That did the trick for me with a AMD64 with SMP and 64BIT on linux-2.6.16-gentoo

----------

## Flintz

Ah, that sounds good.

Well I did it the brutal way, and completely removed the check for the arch and set it to always use AMD64 in the makefile. Surely not the nice way, but worked for me  :Wink: 

But it's good to have a answer in the forums, for other folks who may have the same problem! Thanks

----------

## cold

Thats the way I dit it the first time to  :Razz: 

----------

## dkaplowitz

So it's working well under Gentoo for you guys? I'm thinking about picking one up. For me the price and the fact that their driver is OS made it the clear choice over 3Ware's or Areca's. Thanks for any input.

----------

## HisN

hey cold,

I get the driver compilied using your help, but I can't get the module loaded.

insmod shasta replyes:

FATAL: Error inserting shasta (/lib/modules/2.6.16-gentoo-r9/kernel/drivers/scsi/shasta.ko): Unknown symbol in modules, or unknown parameter

Maybe you can help me out  :Smile: 

Alexander

----------

## drdope

 *HisN wrote:*   

> hey cold,
> 
> I get the driver compilied using your help, but I can't get the module loaded.
> 
> insmod shasta replyes:
> ...

 

Hi, i got the same error, when trying to manually load the driver/modules for my new LSI Megaraid 300-8X,

(megaraid_mbox), i just had to load the LSI Logic Management Module (megaraid_mm) before loading the MegaRAID Driver.

As your Controller is not directly supported via the Kernel, Modul dependencies will not be resolved automaticly, so you have to do it manually.

There are a few modul dependencies named in the readme of the Promise driver...

 :Wink: 

----------

## Killer Chris

I'm having some problems with the same controller, i've installed the drivers out of the source ( named stex.ko ?! ) and insmod them, accessing the Raid works w/o problems, but wenn i install the Webpam or CLI software them don't find the controller but i need the utilities, ans sugesstions how to fix the problem ?

----------

## davez

 *Killer Chris wrote:*   

> I'm having some problems with the same controller, i've installed the drivers out of the source ( named stex.ko ?! ) and insmod them, accessing the Raid works w/o problems, but wenn i install the Webpam or CLI software them don't find the controller but i need the utilities, ans sugesstions how to fix the problem ?

 

I think you need the shasta thing to work with WebPAM. I have the same problem now. With the shasta driver it worked; with stex it stopped working (it shows no controller in WebPAM).

----------

## Flintz

I've just recently updated to the newest driver version (2.9.0.16) and besides that it once again wasn't able to detect neither my right kernel version (2.6) nor X86_64 environment I got it running.
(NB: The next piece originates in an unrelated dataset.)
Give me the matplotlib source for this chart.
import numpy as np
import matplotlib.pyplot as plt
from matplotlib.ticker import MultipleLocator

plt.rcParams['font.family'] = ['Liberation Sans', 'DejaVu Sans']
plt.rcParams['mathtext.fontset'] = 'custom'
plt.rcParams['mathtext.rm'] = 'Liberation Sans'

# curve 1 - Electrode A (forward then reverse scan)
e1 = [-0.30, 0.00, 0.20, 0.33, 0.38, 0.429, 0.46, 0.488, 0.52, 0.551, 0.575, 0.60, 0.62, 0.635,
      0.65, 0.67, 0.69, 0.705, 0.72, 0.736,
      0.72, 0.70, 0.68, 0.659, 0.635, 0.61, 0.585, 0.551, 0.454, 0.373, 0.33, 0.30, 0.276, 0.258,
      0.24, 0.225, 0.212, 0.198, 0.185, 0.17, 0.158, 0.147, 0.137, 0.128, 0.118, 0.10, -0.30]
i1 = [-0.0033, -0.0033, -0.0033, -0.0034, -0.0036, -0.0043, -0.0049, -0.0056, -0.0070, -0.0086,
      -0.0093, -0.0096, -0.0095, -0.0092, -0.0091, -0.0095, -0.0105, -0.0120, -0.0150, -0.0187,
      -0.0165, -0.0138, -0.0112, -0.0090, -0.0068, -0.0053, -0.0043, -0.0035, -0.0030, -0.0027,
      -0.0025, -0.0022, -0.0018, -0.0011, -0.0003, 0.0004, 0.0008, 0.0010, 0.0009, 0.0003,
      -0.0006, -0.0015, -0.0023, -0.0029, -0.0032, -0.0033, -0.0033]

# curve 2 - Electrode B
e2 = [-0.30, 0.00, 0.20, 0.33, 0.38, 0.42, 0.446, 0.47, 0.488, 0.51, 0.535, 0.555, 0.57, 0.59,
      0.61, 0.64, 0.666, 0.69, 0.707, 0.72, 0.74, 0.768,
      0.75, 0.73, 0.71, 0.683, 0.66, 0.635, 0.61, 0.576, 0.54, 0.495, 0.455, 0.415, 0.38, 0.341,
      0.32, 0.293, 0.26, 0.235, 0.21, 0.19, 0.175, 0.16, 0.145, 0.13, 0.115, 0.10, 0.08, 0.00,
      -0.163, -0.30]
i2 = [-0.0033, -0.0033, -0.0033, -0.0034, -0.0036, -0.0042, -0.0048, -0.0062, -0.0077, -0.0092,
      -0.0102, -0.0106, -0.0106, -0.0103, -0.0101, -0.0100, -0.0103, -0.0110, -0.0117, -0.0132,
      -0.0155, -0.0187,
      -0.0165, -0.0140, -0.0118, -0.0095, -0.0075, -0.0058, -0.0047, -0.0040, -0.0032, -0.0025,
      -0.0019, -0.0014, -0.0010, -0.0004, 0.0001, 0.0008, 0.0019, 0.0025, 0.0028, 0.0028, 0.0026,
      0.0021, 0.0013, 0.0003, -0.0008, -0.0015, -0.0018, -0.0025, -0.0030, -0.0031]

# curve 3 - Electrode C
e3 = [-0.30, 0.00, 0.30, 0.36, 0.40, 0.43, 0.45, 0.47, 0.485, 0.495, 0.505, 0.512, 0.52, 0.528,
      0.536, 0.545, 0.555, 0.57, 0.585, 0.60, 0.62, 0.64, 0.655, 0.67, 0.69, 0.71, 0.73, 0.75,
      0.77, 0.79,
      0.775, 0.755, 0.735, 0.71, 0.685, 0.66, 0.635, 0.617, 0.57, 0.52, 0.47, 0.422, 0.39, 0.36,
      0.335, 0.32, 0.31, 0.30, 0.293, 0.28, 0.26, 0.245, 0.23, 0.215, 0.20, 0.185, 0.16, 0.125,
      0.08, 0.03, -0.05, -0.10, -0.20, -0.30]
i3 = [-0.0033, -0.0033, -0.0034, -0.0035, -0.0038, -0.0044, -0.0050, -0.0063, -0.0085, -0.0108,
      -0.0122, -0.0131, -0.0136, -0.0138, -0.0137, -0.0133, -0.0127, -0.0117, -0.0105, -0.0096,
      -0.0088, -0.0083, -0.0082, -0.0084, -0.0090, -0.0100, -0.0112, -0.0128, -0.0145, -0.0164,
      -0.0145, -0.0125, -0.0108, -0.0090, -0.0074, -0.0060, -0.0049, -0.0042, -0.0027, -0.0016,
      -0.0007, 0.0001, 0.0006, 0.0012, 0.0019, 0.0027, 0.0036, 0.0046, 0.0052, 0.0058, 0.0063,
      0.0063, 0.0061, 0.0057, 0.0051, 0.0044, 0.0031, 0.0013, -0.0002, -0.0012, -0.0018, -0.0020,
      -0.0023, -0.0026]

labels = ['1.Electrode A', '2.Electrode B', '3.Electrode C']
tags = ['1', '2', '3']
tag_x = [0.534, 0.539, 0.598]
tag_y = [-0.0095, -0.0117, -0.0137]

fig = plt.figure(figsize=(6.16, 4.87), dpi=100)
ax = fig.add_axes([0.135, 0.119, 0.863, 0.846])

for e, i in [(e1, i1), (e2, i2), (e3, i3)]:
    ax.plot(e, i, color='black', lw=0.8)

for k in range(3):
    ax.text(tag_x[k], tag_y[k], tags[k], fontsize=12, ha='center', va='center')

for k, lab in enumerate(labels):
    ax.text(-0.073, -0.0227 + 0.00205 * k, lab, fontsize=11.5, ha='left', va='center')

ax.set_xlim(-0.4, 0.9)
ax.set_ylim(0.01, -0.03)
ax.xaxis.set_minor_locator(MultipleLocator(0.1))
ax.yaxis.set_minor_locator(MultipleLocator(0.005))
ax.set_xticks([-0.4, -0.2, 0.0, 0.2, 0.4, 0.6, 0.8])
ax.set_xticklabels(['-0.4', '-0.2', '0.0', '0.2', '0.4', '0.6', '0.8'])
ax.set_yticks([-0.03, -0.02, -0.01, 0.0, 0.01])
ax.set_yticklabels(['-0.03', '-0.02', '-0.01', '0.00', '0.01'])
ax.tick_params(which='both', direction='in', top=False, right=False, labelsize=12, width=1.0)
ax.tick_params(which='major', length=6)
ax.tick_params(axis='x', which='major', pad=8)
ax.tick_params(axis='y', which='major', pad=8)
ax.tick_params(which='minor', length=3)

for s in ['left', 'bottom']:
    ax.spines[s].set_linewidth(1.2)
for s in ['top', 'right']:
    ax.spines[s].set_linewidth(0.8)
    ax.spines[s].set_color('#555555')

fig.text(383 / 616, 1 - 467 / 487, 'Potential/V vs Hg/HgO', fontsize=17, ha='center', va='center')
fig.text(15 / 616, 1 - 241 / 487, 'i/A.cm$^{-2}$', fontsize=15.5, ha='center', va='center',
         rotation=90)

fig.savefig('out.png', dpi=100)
But I noticed one bad thing, when I'm doing some heavy copying from the raid-drive to/from another hard-drive outside the raid, I get some lags every 7-10 secons, the system stops to respond for approx 1/2 second, which is quite annoying. Anyone else noticed this? I tried around with differen I/O schedulers but no success...I have absolutely no idea whats causing this.

Besides that it seems the maximum transfer rate has increased with the new driver, but that doesn't help much if it blocks every few seconds  :Sad: 

----------

## cold

Did you try to turn off smart polling? this feature made movies playing from my raid stotter sometimes.

----------

## Flintz

Actually I never heard of that feature, where can I find it?

The strange thing is that the whole system hangs, mouse pointer doesn't move, sound stops to play nothing responds for approx 1/2 second   :Confused: 

----------

## Flintz

Some strange updates, I noticed two things:

1.) the hangs only appear when WRITING sth. on the raid-drive not when reading

2.) the hangs do NOT occur when I copy via Gnome Nautilus (dragging a file on the raid-drive)

I am confused   :Question: 

----------